Instructions for the task |
Skip all pictures. Write out the data below from its first line through the line that contains "y_min, y_max = -8, 4".

Data rows |
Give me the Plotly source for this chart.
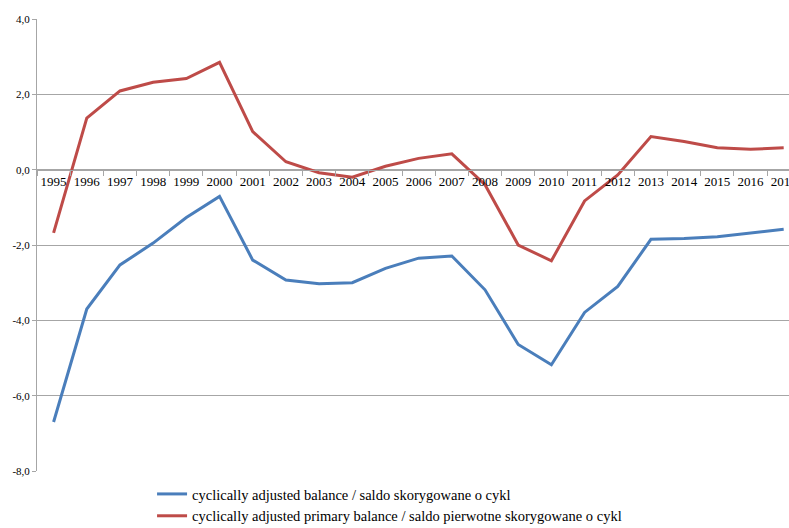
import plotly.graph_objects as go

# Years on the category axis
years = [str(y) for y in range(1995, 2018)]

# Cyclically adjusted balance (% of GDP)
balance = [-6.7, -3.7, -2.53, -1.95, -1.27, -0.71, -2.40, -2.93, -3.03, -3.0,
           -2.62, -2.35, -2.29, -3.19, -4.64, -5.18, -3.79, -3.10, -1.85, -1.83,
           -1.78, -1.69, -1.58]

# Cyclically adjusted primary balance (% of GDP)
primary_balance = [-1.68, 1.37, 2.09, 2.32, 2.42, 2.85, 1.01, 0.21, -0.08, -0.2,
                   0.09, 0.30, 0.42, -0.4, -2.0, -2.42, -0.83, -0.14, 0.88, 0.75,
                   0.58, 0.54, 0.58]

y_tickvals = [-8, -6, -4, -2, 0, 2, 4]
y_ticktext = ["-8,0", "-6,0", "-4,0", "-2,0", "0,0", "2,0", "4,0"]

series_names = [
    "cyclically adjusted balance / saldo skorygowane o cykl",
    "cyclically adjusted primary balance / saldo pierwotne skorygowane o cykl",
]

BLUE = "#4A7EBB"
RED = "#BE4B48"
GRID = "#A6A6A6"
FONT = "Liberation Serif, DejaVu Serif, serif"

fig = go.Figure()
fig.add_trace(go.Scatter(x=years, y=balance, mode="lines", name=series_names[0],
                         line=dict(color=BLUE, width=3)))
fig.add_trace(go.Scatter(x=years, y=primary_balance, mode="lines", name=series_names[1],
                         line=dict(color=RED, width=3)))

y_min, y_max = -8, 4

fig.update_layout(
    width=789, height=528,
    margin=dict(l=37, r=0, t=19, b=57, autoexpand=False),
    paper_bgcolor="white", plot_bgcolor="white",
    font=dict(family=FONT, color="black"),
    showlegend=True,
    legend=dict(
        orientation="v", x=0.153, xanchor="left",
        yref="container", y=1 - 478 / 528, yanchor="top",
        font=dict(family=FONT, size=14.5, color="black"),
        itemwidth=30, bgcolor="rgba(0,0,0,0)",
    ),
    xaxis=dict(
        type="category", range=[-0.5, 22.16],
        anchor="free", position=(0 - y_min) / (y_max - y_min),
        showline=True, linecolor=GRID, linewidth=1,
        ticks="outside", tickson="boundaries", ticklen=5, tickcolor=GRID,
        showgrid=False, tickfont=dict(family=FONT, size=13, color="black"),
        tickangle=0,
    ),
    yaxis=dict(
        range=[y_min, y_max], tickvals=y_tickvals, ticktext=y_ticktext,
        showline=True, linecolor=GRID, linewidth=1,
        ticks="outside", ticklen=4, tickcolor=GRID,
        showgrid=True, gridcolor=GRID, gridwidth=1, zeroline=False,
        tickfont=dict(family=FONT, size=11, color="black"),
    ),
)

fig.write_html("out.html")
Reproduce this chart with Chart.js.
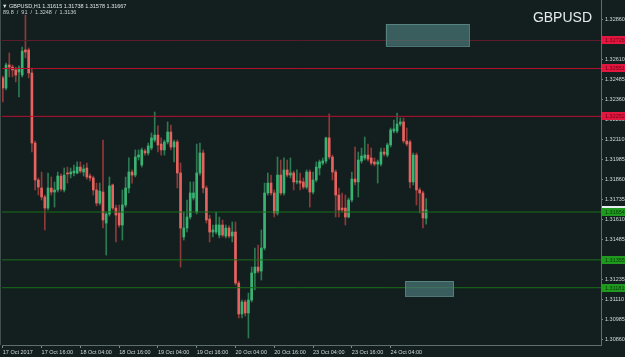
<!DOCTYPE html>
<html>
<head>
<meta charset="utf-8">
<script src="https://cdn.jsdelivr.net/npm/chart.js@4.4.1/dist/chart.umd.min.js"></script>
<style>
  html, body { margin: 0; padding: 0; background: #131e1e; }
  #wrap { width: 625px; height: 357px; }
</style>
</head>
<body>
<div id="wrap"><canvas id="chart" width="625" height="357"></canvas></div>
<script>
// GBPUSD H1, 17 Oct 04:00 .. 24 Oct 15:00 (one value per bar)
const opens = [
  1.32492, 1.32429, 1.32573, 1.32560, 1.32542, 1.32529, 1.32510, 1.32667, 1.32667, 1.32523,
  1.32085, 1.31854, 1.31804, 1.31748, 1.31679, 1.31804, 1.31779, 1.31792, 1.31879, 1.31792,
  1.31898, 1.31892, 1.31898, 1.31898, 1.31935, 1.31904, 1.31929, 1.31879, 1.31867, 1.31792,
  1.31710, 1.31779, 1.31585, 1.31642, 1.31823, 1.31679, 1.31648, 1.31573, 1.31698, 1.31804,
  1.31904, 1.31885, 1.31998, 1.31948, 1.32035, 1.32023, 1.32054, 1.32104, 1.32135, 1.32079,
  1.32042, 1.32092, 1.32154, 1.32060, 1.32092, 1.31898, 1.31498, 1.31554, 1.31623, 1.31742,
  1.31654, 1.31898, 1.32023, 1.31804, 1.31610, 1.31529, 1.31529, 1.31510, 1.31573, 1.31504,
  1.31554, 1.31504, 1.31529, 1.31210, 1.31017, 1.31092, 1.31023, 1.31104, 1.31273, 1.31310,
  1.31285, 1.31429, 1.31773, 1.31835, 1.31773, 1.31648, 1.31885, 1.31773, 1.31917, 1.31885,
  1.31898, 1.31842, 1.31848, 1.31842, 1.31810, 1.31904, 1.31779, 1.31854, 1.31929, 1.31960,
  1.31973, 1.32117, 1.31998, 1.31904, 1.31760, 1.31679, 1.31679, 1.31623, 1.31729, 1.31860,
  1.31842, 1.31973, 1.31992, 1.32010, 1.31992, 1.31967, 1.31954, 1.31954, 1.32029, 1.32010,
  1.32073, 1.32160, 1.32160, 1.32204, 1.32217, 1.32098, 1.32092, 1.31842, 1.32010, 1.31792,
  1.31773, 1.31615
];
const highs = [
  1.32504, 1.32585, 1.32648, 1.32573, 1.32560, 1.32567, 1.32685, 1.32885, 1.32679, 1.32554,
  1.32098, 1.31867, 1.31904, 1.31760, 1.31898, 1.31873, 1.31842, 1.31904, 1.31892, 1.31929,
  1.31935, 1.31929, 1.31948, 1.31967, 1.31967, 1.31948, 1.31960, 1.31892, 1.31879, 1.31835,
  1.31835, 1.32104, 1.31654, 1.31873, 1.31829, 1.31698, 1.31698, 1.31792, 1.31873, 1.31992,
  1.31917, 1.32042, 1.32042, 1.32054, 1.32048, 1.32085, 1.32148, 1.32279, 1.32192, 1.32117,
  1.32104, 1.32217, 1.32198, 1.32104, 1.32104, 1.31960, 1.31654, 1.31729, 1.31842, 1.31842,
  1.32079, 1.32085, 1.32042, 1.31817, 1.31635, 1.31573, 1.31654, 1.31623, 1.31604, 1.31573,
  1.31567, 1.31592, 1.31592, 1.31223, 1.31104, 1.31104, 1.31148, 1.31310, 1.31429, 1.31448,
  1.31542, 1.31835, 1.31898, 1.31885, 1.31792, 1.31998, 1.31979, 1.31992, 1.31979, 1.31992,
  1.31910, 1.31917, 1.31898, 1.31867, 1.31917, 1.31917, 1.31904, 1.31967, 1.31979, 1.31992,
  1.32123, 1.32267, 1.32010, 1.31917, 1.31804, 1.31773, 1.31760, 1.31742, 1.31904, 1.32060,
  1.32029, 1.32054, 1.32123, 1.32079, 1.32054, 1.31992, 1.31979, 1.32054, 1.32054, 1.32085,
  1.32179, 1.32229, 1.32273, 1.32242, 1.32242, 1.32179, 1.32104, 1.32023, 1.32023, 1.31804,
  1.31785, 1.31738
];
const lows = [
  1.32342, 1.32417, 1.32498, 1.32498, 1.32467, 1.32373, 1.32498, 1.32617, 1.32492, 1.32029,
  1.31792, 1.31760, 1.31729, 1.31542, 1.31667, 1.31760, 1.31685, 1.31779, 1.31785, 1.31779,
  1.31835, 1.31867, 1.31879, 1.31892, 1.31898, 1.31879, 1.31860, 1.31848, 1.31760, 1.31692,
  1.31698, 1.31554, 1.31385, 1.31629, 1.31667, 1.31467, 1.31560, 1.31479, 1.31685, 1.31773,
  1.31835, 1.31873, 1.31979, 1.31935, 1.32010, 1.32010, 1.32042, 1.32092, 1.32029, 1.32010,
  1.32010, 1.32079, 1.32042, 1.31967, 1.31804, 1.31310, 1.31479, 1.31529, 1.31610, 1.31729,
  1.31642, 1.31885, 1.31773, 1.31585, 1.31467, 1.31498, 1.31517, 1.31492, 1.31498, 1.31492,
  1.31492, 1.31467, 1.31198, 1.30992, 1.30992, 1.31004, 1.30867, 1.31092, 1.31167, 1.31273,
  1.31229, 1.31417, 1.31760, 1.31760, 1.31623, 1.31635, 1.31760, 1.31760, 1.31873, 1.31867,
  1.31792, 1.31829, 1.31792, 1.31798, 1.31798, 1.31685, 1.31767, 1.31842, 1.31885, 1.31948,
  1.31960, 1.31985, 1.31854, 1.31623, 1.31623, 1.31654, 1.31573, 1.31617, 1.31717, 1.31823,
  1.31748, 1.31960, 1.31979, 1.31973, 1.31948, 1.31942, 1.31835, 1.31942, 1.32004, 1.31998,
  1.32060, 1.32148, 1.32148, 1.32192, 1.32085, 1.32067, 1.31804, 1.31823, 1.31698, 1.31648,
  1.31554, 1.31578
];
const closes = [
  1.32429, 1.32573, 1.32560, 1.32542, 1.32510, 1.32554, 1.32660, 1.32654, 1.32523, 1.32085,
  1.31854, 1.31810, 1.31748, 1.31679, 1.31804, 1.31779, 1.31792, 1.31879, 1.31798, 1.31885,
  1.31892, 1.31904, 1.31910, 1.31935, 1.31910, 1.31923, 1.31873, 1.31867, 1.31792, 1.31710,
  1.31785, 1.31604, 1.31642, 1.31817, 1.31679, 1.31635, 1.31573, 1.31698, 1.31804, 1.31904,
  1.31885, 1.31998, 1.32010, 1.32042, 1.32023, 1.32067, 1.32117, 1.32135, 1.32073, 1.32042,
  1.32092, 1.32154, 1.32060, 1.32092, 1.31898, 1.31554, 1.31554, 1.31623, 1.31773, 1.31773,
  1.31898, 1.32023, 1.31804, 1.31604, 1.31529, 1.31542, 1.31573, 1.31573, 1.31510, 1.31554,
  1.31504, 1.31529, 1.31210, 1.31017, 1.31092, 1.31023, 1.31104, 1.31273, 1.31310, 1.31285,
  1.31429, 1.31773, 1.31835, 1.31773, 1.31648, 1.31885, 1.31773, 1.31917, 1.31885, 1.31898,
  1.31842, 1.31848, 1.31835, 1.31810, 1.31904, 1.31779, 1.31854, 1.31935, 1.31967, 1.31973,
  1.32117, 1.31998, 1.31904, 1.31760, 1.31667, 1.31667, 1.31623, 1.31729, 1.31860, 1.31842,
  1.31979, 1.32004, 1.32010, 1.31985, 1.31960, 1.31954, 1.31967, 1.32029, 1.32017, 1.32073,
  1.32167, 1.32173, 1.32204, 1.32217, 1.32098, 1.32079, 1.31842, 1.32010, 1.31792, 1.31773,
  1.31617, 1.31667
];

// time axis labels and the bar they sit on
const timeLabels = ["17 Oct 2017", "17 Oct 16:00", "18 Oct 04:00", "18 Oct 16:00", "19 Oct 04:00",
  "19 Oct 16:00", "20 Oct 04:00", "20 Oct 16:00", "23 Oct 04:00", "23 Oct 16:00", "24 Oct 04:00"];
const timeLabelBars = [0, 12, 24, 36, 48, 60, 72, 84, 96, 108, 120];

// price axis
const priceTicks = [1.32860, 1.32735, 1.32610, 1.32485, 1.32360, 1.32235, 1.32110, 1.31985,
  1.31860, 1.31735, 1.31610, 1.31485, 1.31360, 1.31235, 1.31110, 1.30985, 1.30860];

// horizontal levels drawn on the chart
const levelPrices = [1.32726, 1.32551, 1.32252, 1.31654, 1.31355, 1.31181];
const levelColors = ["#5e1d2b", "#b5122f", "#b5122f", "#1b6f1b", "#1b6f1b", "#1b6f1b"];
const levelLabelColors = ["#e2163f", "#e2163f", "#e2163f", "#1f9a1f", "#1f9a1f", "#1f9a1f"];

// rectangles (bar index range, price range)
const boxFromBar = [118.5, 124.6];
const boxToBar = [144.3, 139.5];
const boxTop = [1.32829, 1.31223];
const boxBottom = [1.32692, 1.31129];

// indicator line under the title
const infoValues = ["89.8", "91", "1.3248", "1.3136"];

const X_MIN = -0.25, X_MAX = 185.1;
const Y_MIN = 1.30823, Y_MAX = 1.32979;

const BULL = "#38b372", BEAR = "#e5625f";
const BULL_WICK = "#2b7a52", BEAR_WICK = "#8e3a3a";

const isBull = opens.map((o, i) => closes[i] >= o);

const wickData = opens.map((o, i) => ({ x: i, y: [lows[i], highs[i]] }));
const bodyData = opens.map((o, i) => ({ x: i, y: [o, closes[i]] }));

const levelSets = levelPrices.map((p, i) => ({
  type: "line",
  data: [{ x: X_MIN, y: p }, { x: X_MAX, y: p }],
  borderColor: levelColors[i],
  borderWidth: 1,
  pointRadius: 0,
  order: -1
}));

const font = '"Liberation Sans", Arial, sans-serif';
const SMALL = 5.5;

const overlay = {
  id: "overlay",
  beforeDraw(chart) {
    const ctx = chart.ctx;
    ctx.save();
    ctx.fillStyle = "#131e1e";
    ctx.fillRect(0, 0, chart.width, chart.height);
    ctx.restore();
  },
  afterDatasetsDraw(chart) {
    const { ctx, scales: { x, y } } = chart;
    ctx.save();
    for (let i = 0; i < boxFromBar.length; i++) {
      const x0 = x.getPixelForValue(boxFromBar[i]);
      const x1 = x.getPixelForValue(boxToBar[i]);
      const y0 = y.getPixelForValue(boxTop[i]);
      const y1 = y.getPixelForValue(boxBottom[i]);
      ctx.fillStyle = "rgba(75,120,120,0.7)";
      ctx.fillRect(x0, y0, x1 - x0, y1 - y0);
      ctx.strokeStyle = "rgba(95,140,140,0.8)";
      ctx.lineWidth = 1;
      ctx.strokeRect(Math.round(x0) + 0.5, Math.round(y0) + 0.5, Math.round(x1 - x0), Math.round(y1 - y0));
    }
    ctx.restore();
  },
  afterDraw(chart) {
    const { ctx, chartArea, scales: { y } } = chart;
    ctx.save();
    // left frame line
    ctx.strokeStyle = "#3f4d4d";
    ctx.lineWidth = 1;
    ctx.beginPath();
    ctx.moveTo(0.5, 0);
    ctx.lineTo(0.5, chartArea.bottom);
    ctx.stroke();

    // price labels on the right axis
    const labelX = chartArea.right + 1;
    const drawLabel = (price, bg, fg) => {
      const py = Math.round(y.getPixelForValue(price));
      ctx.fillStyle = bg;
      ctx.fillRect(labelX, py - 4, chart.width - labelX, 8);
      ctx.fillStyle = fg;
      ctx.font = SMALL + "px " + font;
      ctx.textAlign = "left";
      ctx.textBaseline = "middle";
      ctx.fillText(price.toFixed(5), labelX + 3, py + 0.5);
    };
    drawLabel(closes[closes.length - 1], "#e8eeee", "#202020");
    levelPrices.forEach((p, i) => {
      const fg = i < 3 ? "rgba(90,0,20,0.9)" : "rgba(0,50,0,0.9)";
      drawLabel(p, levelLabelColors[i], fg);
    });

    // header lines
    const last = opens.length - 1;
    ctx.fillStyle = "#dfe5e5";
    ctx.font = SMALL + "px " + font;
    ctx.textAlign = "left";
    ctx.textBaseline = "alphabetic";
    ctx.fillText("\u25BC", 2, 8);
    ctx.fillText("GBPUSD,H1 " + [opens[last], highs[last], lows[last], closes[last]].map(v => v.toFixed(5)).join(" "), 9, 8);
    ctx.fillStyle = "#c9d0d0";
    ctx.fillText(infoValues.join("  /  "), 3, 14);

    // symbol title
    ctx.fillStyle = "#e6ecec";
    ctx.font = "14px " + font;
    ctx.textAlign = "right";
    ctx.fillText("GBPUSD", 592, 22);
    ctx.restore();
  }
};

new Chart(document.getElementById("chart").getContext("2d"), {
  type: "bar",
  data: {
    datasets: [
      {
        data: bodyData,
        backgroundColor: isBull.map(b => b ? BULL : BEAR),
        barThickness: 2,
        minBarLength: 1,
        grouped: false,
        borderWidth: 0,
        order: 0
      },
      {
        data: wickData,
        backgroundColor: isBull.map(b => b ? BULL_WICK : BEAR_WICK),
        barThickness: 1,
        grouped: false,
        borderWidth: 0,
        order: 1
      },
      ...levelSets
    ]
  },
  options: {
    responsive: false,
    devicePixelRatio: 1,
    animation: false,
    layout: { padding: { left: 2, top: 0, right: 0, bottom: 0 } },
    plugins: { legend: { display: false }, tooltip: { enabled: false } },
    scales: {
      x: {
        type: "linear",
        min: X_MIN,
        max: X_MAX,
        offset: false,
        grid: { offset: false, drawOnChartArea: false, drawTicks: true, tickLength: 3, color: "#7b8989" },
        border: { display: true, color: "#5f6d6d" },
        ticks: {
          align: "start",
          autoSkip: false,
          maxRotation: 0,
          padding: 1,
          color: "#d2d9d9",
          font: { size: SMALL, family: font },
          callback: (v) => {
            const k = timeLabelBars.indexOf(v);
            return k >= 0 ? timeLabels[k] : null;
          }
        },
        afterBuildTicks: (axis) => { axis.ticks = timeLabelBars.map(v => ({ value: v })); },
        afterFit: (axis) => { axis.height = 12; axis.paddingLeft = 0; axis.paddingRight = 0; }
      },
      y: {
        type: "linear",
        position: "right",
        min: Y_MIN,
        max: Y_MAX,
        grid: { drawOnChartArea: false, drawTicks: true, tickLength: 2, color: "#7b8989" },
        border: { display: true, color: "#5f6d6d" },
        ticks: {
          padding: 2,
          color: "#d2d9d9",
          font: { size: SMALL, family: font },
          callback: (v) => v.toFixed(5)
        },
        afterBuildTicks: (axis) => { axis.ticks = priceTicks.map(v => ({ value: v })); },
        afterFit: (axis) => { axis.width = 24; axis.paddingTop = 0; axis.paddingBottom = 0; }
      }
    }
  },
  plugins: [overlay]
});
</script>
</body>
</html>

The result |
Give me the Plotly source for this chart.
import plotly.graph_objects as go

# Years on the category axis
years = [str(y) for y in range(1995, 2018)]

# Cyclically adjusted balance (% of GDP)
balance = [-6.7, -3.7, -2.53, -1.95, -1.27, -0.71, -2.40, -2.93, -3.03, -3.0,
           -2.62, -2.35, -2.29, -3.19, -4.64, -5.18, -3.79, -3.10, -1.85, -1.83,
           -1.78, -1.69, -1.58]

# Cyclically adjusted primary balance (% of GDP)
primary_balance = [-1.68, 1.37, 2.09, 2.32, 2.42, 2.85, 1.01, 0.21, -0.08, -0.2,
                   0.09, 0.30, 0.42, -0.4, -2.0, -2.42, -0.83, -0.14, 0.88, 0.75,
                   0.58, 0.54, 0.58]

y_tickvals = [-8, -6, -4, -2, 0, 2, 4]
y_ticktext = ["-8,0", "-6,0", "-4,0", "-2,0", "0,0", "2,0", "4,0"]

series_names = [
    "cyclically adjusted balance / saldo skorygowane o cykl",
    "cyclically adjusted primary balance / saldo pierwotne skorygowane o cykl",
]

BLUE = "#4A7EBB"
RED = "#BE4B48"
GRID = "#A6A6A6"
FONT = "Liberation Serif, DejaVu Serif, serif"

fig = go.Figure()
fig.add_trace(go.Scatter(x=years, y=balance, mode="lines", name=series_names[0],
                         line=dict(color=BLUE, width=3)))
fig.add_trace(go.Scatter(x=years, y=primary_balance, mode="lines", name=series_names[1],
                         line=dict(color=RED, width=3)))

y_min, y_max = -8, 4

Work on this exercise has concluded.